▸ **GIVEN INSTRUCTION**
Copy all the data exactly, except the pictures.

▸ **GIVEN MATERIAL**
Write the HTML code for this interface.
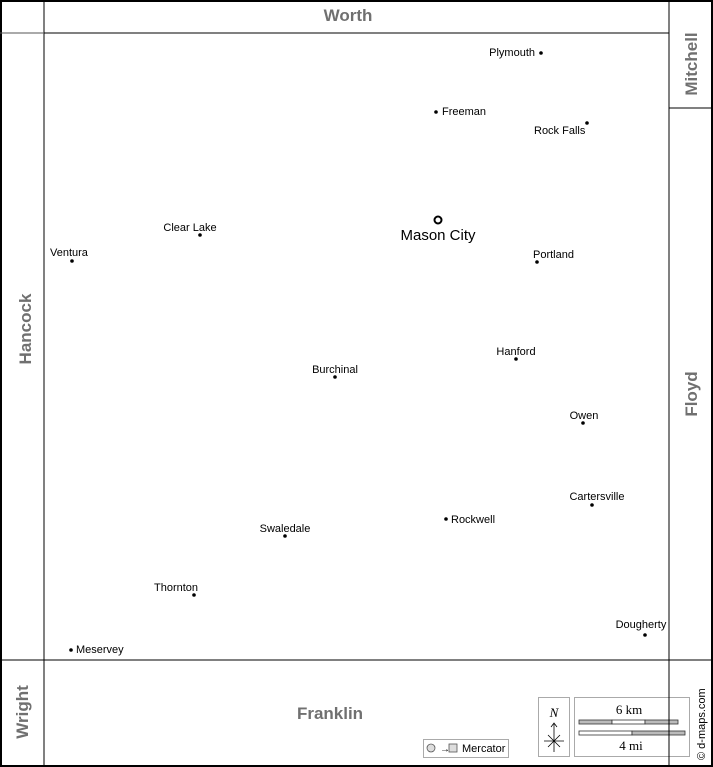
<!DOCTYPE html>
<html><head><style>
html,body{margin:0;padding:0;background:#fff;}
svg{display:block;}
text{font-family:"Liberation Sans",Arial,sans-serif;}
.t{font-size:11px;fill:#000;}
.r{font-size:17px;font-weight:bold;fill:#707070;}
</style></head><body>
<svg width="713" height="767" viewBox="0 0 713 767" xmlns="http://www.w3.org/2000/svg">
<rect x="0" y="0" width="713" height="767" fill="#fff"/>
<g stroke="#000" fill="none">
<rect x="1" y="1" width="711" height="765" stroke-width="2"/>
<line x1="44" y1="0" x2="44" y2="767" stroke-width="1"/>
<line x1="44" y1="33" x2="669" y2="33"/>
<line x1="0" y1="33" x2="44" y2="33" stroke="#555"/>
<line x1="669" y1="0" x2="669" y2="767"/>
<line x1="0" y1="660" x2="713" y2="660"/>
<line x1="669" y1="108" x2="713" y2="108"/>
</g>
<text class="r" x="348" y="21" text-anchor="middle">Worth</text>
<text class="r" x="330" y="719" text-anchor="middle">Franklin</text>
<text class="r" transform="translate(31,329) rotate(-90)" text-anchor="middle">Hancock</text>
<text class="r" transform="translate(28,712) rotate(-90)" text-anchor="middle">Wright</text>
<text class="r" transform="translate(697,64) rotate(-90)" text-anchor="middle">Mitchell</text>
<text class="r" transform="translate(697,394) rotate(-90)" text-anchor="middle">Floyd</text>
<g fill="#000">
<circle cx="541" cy="53" r="1.8"/><text class="t" x="535" y="56" text-anchor="end">Plymouth</text>
<circle cx="436" cy="112" r="1.8"/><text class="t" x="442" y="115">Freeman</text>
<circle cx="587" cy="123" r="1.8"/><text class="t" x="534" y="134">Rock Falls</text>
<circle cx="200" cy="235" r="1.8"/><text class="t" x="190" y="231" text-anchor="middle">Clear Lake</text>
<circle cx="72" cy="261" r="1.8"/><text class="t" x="50" y="256">Ventura</text>
<circle cx="537" cy="262" r="1.8"/><text class="t" x="533" y="258">Portland</text>
<circle cx="516" cy="359" r="1.8"/><text class="t" x="516" y="355" text-anchor="middle">Hanford</text>
<circle cx="335" cy="377" r="1.8"/><text class="t" x="335" y="373" text-anchor="middle">Burchinal</text>
<circle cx="583" cy="423" r="1.8"/><text class="t" x="584" y="419" text-anchor="middle">Owen</text>
<circle cx="592" cy="505" r="1.8"/><text class="t" x="597" y="500" text-anchor="middle">Cartersville</text>
<circle cx="446" cy="519" r="1.8"/><text class="t" x="451" y="523">Rockwell</text>
<circle cx="285" cy="536" r="1.8"/><text class="t" x="285" y="532" text-anchor="middle">Swaledale</text>
<circle cx="194" cy="595" r="1.8"/><text class="t" x="176" y="591" text-anchor="middle">Thornton</text>
<circle cx="645" cy="635" r="1.8"/><text class="t" x="641" y="628" text-anchor="middle">Dougherty</text>
<circle cx="71" cy="650" r="1.8"/><text class="t" x="76" y="653">Meservey</text>
</g>
<circle cx="438" cy="220" r="3.5" fill="#fff" stroke="#000" stroke-width="2"/>
<text x="438" y="240" text-anchor="middle" style="font-size:15px">Mason City</text>
<rect x="423.5" y="739.5" width="85" height="18" fill="#fff" stroke="#aaa"/>
<circle cx="431" cy="748" r="4" fill="#ddd" stroke="#555" stroke-width="0.8"/>
<text x="440" y="752" style="font-size:10px">→</text>
<rect x="449" y="744" width="8" height="8" fill="#ddd" stroke="#555" stroke-width="0.8"/>
<text x="462" y="752" style="font-size:11px">Mercator</text>
<rect x="538.5" y="697.5" width="31" height="59" fill="#fff" stroke="#aaa"/>
<text x="554" y="717" text-anchor="middle" style="font-family:'Liberation Serif',serif;font-style:italic;font-size:13px">N</text>
<g stroke="#000" stroke-width="0.8" fill="none">
<line x1="554" y1="724" x2="554" y2="752"/><path d="M551,727 L554,723 L557,727"/>
<line x1="544" y1="741" x2="564" y2="741"/>
<line x1="548" y1="735" x2="560" y2="747"/><line x1="560" y1="735" x2="548" y2="747"/>
</g>
<rect x="574.5" y="697.5" width="115" height="59" fill="#fff" stroke="#aaa"/>
<text x="629" y="714" text-anchor="middle" style="font-family:'Liberation Serif',serif;font-size:13px">6 km</text>
<g stroke="#333" stroke-width="0.8">
<rect x="579" y="720" width="33" height="4" fill="#bbb"/>
<rect x="612" y="720" width="33" height="4" fill="#fff"/>
<rect x="645" y="720" width="33" height="4" fill="#bbb"/>
<rect x="579" y="731" width="53" height="4" fill="#fff"/>
<rect x="632" y="731" width="53" height="4" fill="#bbb"/>
</g>
<text x="631" y="750" text-anchor="middle" style="font-family:'Liberation Serif',serif;font-size:13px">4 mi</text>
<line x1="669" y1="690" x2="669" y2="767" stroke="#000"/>
<text transform="translate(705,760) rotate(-90)" style="font-size:11px">© d-maps.com</text>
</svg>
</body></html>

▸ **EXERCISE ANSWER**
Write the HTML code for this interface.
<!DOCTYPE html>
<html><head><style>
html,body{margin:0;padding:0;background:#fff;}
svg{display:block;}
text{font-family:"Liberation Sans",Arial,sans-serif;}
.t{font-size:11px;fill:#000;}
.r{font-size:17px;font-weight:bold;fill:#707070;}
</style></head><body>
<svg width="713" height="767" viewBox="0 0 713 767" xmlns="http://www.w3.org/2000/svg">
<rect x="0" y="0" width="713" height="767" fill="#fff"/>
<g stroke="#000" fill="none">
<rect x="1" y="1" width="711" height="765" stroke-width="2"/>
<line x1="44" y1="0" x2="44" y2="767" stroke-width="1"/>
<line x1="44" y1="33" x2="669" y2="33"/>
<line x1="0" y1="33" x2="44" y2="33" stroke="#555"/>
<line x1="669" y1="0" x2="669" y2="767"/>
<line x1="0" y1="660" x2="713" y2="660"/>
<line x1="669" y1="108" x2="713" y2="108"/>
</g>
<text class="r" x="348" y="21" text-anchor="middle">Worth</text>
<text class="r" x="330" y="719" text-anchor="middle">Franklin</text>
<text class="r" transform="translate(31,329) rotate(-90)" text-anchor="middle">Hancock</text>
<text class="r" transform="translate(28,712) rotate(-90)" text-anchor="middle">Wright</text>
<text class="r" transform="translate(697,64) rotate(-90)" text-anchor="middle">Mitchell</text>
<text class="r" transform="translate(697,394) rotate(-90)" text-anchor="middle">Floyd</text>
<g fill="#000">
<circle cx="541" cy="53" r="1.8"/><text class="t" x="535" y="56" text-anchor="end">Plymouth</text>
<circle cx="436" cy="112" r="1.8"/><text class="t" x="442" y="115">Freeman</text>
<circle cx="587" cy="123" r="1.8"/><text class="t" x="534" y="134">Rock Falls</text>
<circle cx="200" cy="235" r="1.8"/><text class="t" x="190" y="231" text-anchor="middle">Clear Lake</text>
<circle cx="72" cy="261" r="1.8"/><text class="t" x="50" y="256">Ventura</text>
<circle cx="537" cy="262" r="1.8"/><text class="t" x="533" y="258">Portland</text>
<circle cx="516" cy="359" r="1.8"/><text class="t" x="516" y="355" text-anchor="middle">Hanford</text>
<circle cx="335" cy="377" r="1.8"/><text class="t" x="335" y="373" text-anchor="middle">Burchinal</text>
<circle cx="583" cy="423" r="1.8"/><text class="t" x="584" y="419" text-anchor="middle">Owen</text>
<circle cx="592" cy="505" r="1.8"/><text class="t" x="597" y="500" text-anchor="middle">Cartersville</text>
<circle cx="446" cy="519" r="1.8"/><text class="t" x="451" y="523">Rockwell</text>
<circle cx="285" cy="536" r="1.8"/><text class="t" x="285" y="532" text-anchor="middle">Swaledale</text>
<circle cx="194" cy="595" r="1.8"/><text class="t" x="176" y="591" text-anchor="middle">Thornton</text>
<circle cx="645" cy="635" r="1.8"/><text class="t" x="641" y="628" text-anchor="middle">Dougherty</text>
<circle cx="71" cy="650" r="1.8"/><text class="t" x="76" y="653">Meservey</text>
</g>
<circle cx="438" cy="220" r="3.5" fill="#fff" stroke="#000" stroke-width="2"/>
<text x="438" y="240" text-anchor="middle" style="font-size:15px">Mason City</text>
<rect x="423.5" y="739.5" width="85" height="18" fill="#fff" stroke="#aaa"/>
<circle cx="431" cy="748" r="4" fill="#ddd" stroke="#555" stroke-width="0.8"/>
<text x="440" y="752" style="font-size:10px">→</text>
<rect x="449" y="744" width="8" height="8" fill="#ddd" stroke="#555" stroke-width="0.8"/>
<text x="462" y="752" style="font-size:11px">Mercator</text>
<rect x="538.5" y="697.5" width="31" height="59" fill="#fff" stroke="#aaa"/>
<text x="554" y="717" text-anchor="middle" style="font-family:'Liberation Serif',serif;font-style:italic;font-size:13px">N</text>
<g stroke="#000" stroke-width="0.8" fill="none">
<line x1="554" y1="724" x2="554" y2="752"/><path d="M551,727 L554,723 L557,727"/>
<line x1="544" y1="741" x2="564" y2="741"/>
<line x1="548" y1="735" x2="560" y2="747"/><line x1="560" y1="735" x2="548" y2="747"/>
</g>
<rect x="574.5" y="697.5" width="115" height="59" fill="#fff" stroke="#aaa"/>
<text x="629" y="714" text-anchor="middle" style="font-family:'Liberation Serif',serif;font-size:13px">6 km</text>
<g stroke="#333" stroke-width="0.8">
<rect x="579" y="720" width="33" height="4" fill="#bbb"/>
<rect x="612" y="720" width="33" height="4" fill="#fff"/>
<rect x="645" y="720" width="33" height="4" fill="#bbb"/>
<rect x="579" y="731" width="53" height="4" fill="#fff"/>
<rect x="632" y="731" width="53" height="4" fill="#bbb"/>
</g>
<text x="631" y="750" text-anchor="middle" style="font-family:'Liberation Serif',serif;font-size:13px">4 mi</text>
<line x1="669" y1="690" x2="669" y2="767" stroke="#000"/>
<text transform="translate(705,760) rotate(-90)" style="font-size:11px">© d-maps.com</text>
</svg>
</body></html>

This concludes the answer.